MANILA — China-backed pharmaceutical company Sinovac’s COVID-19 vaccine cannot be used for inoculation in the Philippines without an emergency use authority (EUA), even if it arrives next month, a senator said Friday.
Sinovac’s vaccine, described by some lawmakers as "more expensive" and with supposedly lower efficacy, will also need to undergo a screening process from the Health Technology Assessment Council (HTAC) despite the approval from the Food and Drug Administration (FDA), according to Sen. Nancy Binay.
“Actually, puwede pa naman siya dumating ng Feb. 20 pero hindi natin magagamit kasi there’s no guarantee na na-release na yung EUA from the FDA,” Binay explained in an interview on ABS-CBN’s Teleradyo.
(The vaccine can still arrive on Feb. 20 but we can’t use it unless it will be issued EUA by the FDA before the date, which has no guarantee.)
An EUA will allow a vaccine to be imported, distributed and administered in the country through a national immunization program.

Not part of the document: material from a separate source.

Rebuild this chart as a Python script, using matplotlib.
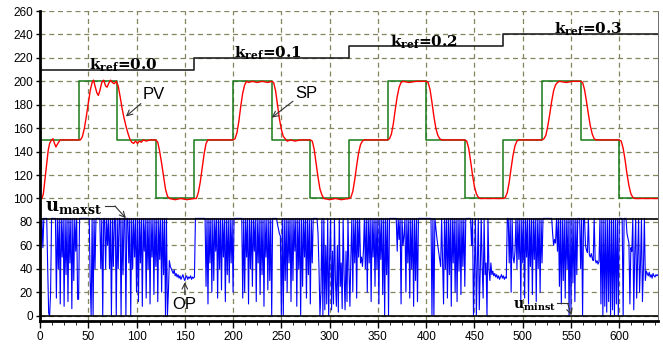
import matplotlib

matplotlib.use("Agg")

import matplotlib.pyplot as plt
import numpy as np

plt.rcParams["font.family"] = ["Liberation Sans", "DejaVu Sans"]
plt.rcParams["mathtext.fontset"] = "dejavuserif"

# set point: square wave 150 / 200 / 150 / 100, period 160
sp_t = [0, 1, 40, 80, 120, 160, 200, 240, 280, 320, 360, 400, 440, 480, 520, 560, 600, 640]
sp_v = [125, 150, 200, 150, 100, 150, 200, 150, 100, 150, 200, 150, 100, 150, 200, 150, 100, 100]

# k_ref reference level line
kref_t = [0, 160, 320, 480, 640]
kref_v = [210, 220, 230, 240, 240]
kref_labels = ["0.0", "0.1", "0.2", "0.3"]
kref_label_x = [51, 201, 363, 532]
kref_label_y = [214, 224, 233, 244]

# process value
pv_t = [0, 2, 3.5, 5, 7, 8.5, 10, 12, 13.5, 15, 16.5, 18.5, 21, 40,
        42, 44, 46, 48, 50, 52, 54, 55.5, 57, 59, 60.5, 62, 64, 66, 68, 69.5, 71, 73, 75, 77, 79,
        81, 83, 85, 87, 89, 91, 93, 95, 97, 99, 101, 103, 105, 107, 110, 114, 120,
        122, 124, 126, 128, 130, 132, 134, 140, 146, 152, 160,
        162, 164, 166, 168, 170, 172, 174, 200,
        202, 204, 206, 208, 210, 212, 214, 216, 220, 225, 230, 236, 240,
        242, 244, 246, 248, 250, 252, 254, 256, 260, 264, 270, 280,
        282, 284, 286, 288, 290, 292, 294, 300, 306, 312, 320,
        322, 324, 326, 328, 330, 332, 334, 336, 360,
        362, 364, 366, 368, 370, 372, 374, 376, 382, 390, 400,
        402, 404, 406, 408, 410, 412, 414, 416, 425, 440,
        442, 444, 446, 448, 450, 452, 454, 456, 468, 480,
        482, 484, 486, 488, 490, 492, 494, 496, 520,
        522, 524, 526, 528, 530, 532, 534, 536, 538, 545, 552, 560,
        562, 564, 566, 568, 570, 572, 574, 576, 590, 600,
        602, 604, 606, 608, 610, 612, 614, 616, 628, 640]
pv_v = [100, 100, 104, 115, 130, 141, 147, 150, 151, 147, 144, 147, 150, 150,
        150, 153, 160, 170, 181, 192, 199, 201, 196, 190, 188, 192, 199, 201, 196, 195, 198, 201, 199, 198, 200,
        196, 187, 177, 169, 162, 156, 151, 148, 147, 149, 147, 149, 148, 150, 149, 150, 150,
        148, 140, 130, 119, 108, 102, 100, 99, 100, 99, 100,
        100, 105, 114, 126, 138, 147, 150, 150,
        151, 156, 166, 179, 190, 197, 200, 199, 200, 199, 200, 199, 200,
        199, 192, 180, 168, 159, 153, 151, 149, 150, 149, 150, 150,
        149, 142, 130, 118, 108, 103, 100, 99, 100, 99, 100,
        101, 106, 116, 128, 139, 146, 149, 150, 150,
        151, 155, 164, 176, 187, 195, 199, 200, 199, 200, 200,
        199, 193, 182, 170, 160, 154, 151, 150, 150, 150,
        149, 143, 132, 120, 110, 104, 101, 100, 100, 100,
        101, 105, 114, 126, 137, 145, 149, 150, 150,
        151, 154, 162, 172, 183, 192, 197, 199, 200, 199, 200, 200,
        199, 193, 183, 172, 162, 155, 151, 150, 150, 150,
        149, 143, 133, 121, 111, 104, 101, 100, 100, 100]

# controller output, one sample per time unit
op_v = [83, 60, 83, 58, 83, 83, 83, 83,
        40, 2, 0, 20,
        83, 83, 83, 83,
        83, 15, 83, 40, 83, 10, 83, 50, 83, 8, 83, 35, 83, 12, 83, 45, 83, 6, 83, 30, 83, 55, 83, 14,
        14, 83, 83, 83, 83, 83, 83, 83, 83, 83, 83,
        83, 30, 0, 83, 0, 83, 40,
        83, 83, 83, 83, 83,
        40, 83, 0, 83, 83, 40, 83, 60,
        83, 40, 83, 0, 83, 42, 83, 83, 0,
        83, 40, 83, 83, 0, 83, 35, 83, 83, 0, 83, 83, 45, 83, 0, 83,
        40, 83, 50, 83, 20,
        83, 12, 83, 45, 83, 8, 83, 55, 83, 15, 83, 40, 83, 10, 83, 50, 83, 18, 83, 42, 83, 12, 83, 48,
        83, 20, 83, 35, 83, 0, 83,
        0, 20, 47, 42, 40,
        38, 36, 39, 34, 36, 33, 35, 32, 34, 31, 33, 35, 32, 30, 33, 34, 31, 33, 32, 34, 31, 33, 32,
        33, 83, 83, 83, 83, 83, 83, 83, 83, 83, 83,
        83, 25, 83, 10, 83, 45, 83, 20, 83, 30, 83, 55, 83, 15, 83, 40, 83, 22, 83, 50, 83, 12, 83, 35,
        83, 28, 83, 45, 83, 20,
        83, 83, 83, 83, 83, 83, 83, 83, 83,
        15,
        83, 20, 83, 50, 83, 10, 83, 40, 83, 25, 83, 55, 83, 12, 83, 45, 83, 18, 83, 35, 83, 8, 83, 50,
        83, 22, 83, 30, 83, 0, 83,
        83, 83, 83, 83,
        78, 74, 70, 68,
        0, 83, 0, 83, 30,
        83, 20, 83, 45, 83, 12, 83, 30, 83, 55, 83, 8, 83, 40, 83, 0, 83, 25, 83, 50, 83, 15, 83, 35,
        83, 10, 83, 45,
        83, 83, 83, 83, 83,
        70, 40, 0, 20,
        83, 0, 83, 5, 60, 10, 83, 0, 50,
        83, 5, 55, 10, 83, 30, 8, 60, 3, 83, 25, 45, 6, 83, 35, 5, 55, 12, 83, 40, 8, 50, 83,
        20, 83, 45, 83, 15, 83, 50, 83,
        45, 50, 42, 55, 83, 40, 83, 20, 83, 45, 83, 12, 83, 50, 83, 25, 83, 40, 83, 10, 83, 48, 83, 18,
        83, 0, 83, 35,
        83, 0, 83, 83, 83, 83, 83, 83, 83, 83,
        55, 83, 65, 83, 10, 83, 60, 68, 83, 20, 83, 45, 83, 15, 83, 40, 83, 8, 83, 30, 83, 12, 83,
        83, 83, 83, 83, 83, 83, 83, 83, 83, 83, 83, 83, 83,
        0, 83, 0, 83, 75, 67, 60, 54, 48,
        42, 83, 45, 10, 83, 40, 83, 15, 83, 35, 83, 8, 83, 45, 83, 20, 83, 12, 83, 38, 83, 18, 83, 42,
        83, 25,
        83, 83, 83, 83, 83, 83, 60, 83,
        0, 40, 83, 0, 45, 83, 5, 38, 83, 42, 15, 83, 35, 45, 0, 83, 40, 30, 45, 35, 38,
        34, 36, 33, 35, 32, 34, 31, 33, 35, 32, 34, 31, 33, 32,
        83, 83, 45,
        83, 20, 83, 50, 45, 55, 83, 40, 83, 48,
        83, 12, 83, 45, 83, 15, 83, 50, 83, 10, 83, 42, 83, 18, 83, 48, 83, 12, 83, 40, 83, 20, 83, 45,
        83,
        83, 83, 83, 83, 83, 83, 83, 83, 83,
        70, 60, 65, 62, 83, 55,
        83, 25, 83, 10, 83, 30, 83, 15, 83, 40, 83, 0, 83, 5, 83, 28, 83, 12, 83, 35, 83,
        83, 83, 40, 83, 0, 83, 83, 60,
        56, 54, 83, 52, 50, 53, 49, 47, 83, 48, 45, 47, 44, 46,
        83, 10, 83, 0, 83, 8, 83, 3, 83, 12, 83, 0, 83, 5, 83, 0, 83, 10, 83, 0, 83,
        83, 83, 83, 0, 83, 83, 83,
        70, 66, 62, 10, 58, 55, 83, 5, 52, 83, 15, 48, 83, 20,
        45, 83, 12, 40, 83, 30,
        38, 36, 34, 37, 33, 35, 32, 36, 34, 33, 35, 34, 35]
op_t = np.arange(len(op_v))

u_maxst = 82.5
u_minst = -0.7

grid_col = "#85855f"

fig = plt.figure(figsize=(6.63, 3.44), dpi=100)
ax = fig.add_axes([0.0603, 0.067, 0.932, 0.901])

ax.set_xlim(0, 640)
ax.set_ylim(-4.5, 260)
ax.set_xticks(np.arange(0, 601, 50))
ax.set_xticks(np.arange(0, 640, 12.5), minor=True)
ax.set_yticks(np.arange(0, 261, 20))
ax.grid(True, which="major", color=grid_col, linestyle=(0, (4, 3)), linewidth=0.9)
ax.set_axisbelow(True)

ax.spines["top"].set_visible(False)
ax.spines["right"].set_linewidth(0.6)
ax.spines["right"].set_color("#555555")
ax.spines["left"].set_linewidth(2)
ax.spines["bottom"].set_linewidth(2)
ax.tick_params(axis="both", labelsize=8.5, direction="out", width=1)
ax.tick_params(axis="x", which="major", length=5, pad=2)
ax.tick_params(axis="x", which="minor", length=3)
ax.tick_params(axis="y", length=3, pad=2)
ax.tick_params(axis="y", which="minor", left=False)

# controller output and its limits
ax.plot(op_t, op_v, color="#0000ff", linewidth=0.8)
ax.axhline(u_maxst, color="black", linewidth=1.2)
ax.axhline(u_minst, color="black", linewidth=1.2)

# set point and process value
ax.plot(sp_t, sp_v, color="#1a7a1a", linewidth=1.1, drawstyle="steps-post")
ax.plot(pv_t, pv_v, color="#ff0000", linewidth=1.0)

# k_ref line and labels
ax.plot(kref_t, kref_v, color="#222222", linewidth=1.2, drawstyle="steps-post")
for lab, lx, ly in zip(kref_labels, kref_label_x, kref_label_y):
    ax.text(lx, ly, r"$\mathbf{k_{ref}}$=" + lab, family="DejaVu Serif",
            weight="bold", fontsize=11, ha="left", va="center")

arrow = dict(arrowstyle="->", color="#333333", linewidth=0.8, shrinkA=0, shrinkB=0)

ax.text(106, 188.5, "PV", fontsize=12, ha="left", va="center")
ax.annotate("", xy=(89, 170), xytext=(104.5, 181), arrowprops=arrow)
ax.text(264, 190, "SP", fontsize=12, ha="left", va="center")
ax.annotate("", xy=(240, 169), xytext=(262, 183), arrowprops=arrow)
ax.text(149, 9.5, "OP", fontsize=12, ha="center", va="center")
ax.annotate("", xy=(150, 28.5), xytext=(150, 18), arrowprops=arrow)

ax.text(5, 92, r"$\mathbf{u_{maxst}}$", fontsize=13, ha="left", va="center")
ax.plot([67, 77.6], [93.6, 93.6], color="#333333", linewidth=0.8)
ax.annotate("", xy=(89, 83.2), xytext=(77.6, 93.6), arrowprops=arrow)
ax.text(490, 8.5, r"$\mathbf{u_{minst}}$", fontsize=10, ha="left", va="center")
ax.plot([535, 546.6], [10.5, 10.5], color="#333333", linewidth=0.8)
ax.annotate("", xy=(550.4, 0.3), xytext=(546.6, 10.5), arrowprops=arrow)

fig.savefig("out.png", dpi=100)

“Ang magiging problema natin, after siya ma-approve ng FDA, dadaan pa siya sa isang committee, ‘yong HTAC, ‘yun yung magsasabi kung worth it ba na i-procure ng government ang bakuna na ito,” she said.
(It will also be screened by the HTAC, the committee which decides whether the vaccine is worth to be bought, even if it is approved by the FDA.)
The senator also aired her frustration on the possibility of “wasting” money for the shots should the HTAC turn down Sinovac's vaccine.
Its approval could also take longer, she said, and the process for EUA could not be fast-tracked.
“Hindi puwede yung treatment with Pfizer is similar with Sinovac . . . Hindi ganoon ang magiging proseso, puwede siya matagalan,” Binay said.
(We cannot treat Sinovac like Pfizer, the process will be different. It can be delayed.)
Carlito Galvez Jr., Chief Implementer of the National Task Force COVID-19, earlier said that the country would authorize emergency use for the China-made vaccine before Feb. 20, amid mounting criticism.
But FDA Director General Eric Domingo said in a virtual briefing on Thursday that the documents submitted by the company for EUA application were incomplete, as they only included Phase I and Phase II clinical trial data.
Domingo pointed out that Phase III trial results are crucial in deciding whether the vaccine’s benefits outweigh its risks, as required by the EUA.
“Paano uumpisahan ng FDA ‘yung pag-aaral doon sa bakuna kung wala pa silang submission?” said Binay.
(How could the FDA study it without the submission?)
Sen. Sonny Angara had said the vaccine cost around P3,600 per 2 jabs. But administration officials allayed the public's concern about it, saying that Sinovac’s vaccine was offered to the Philippines at a lower price.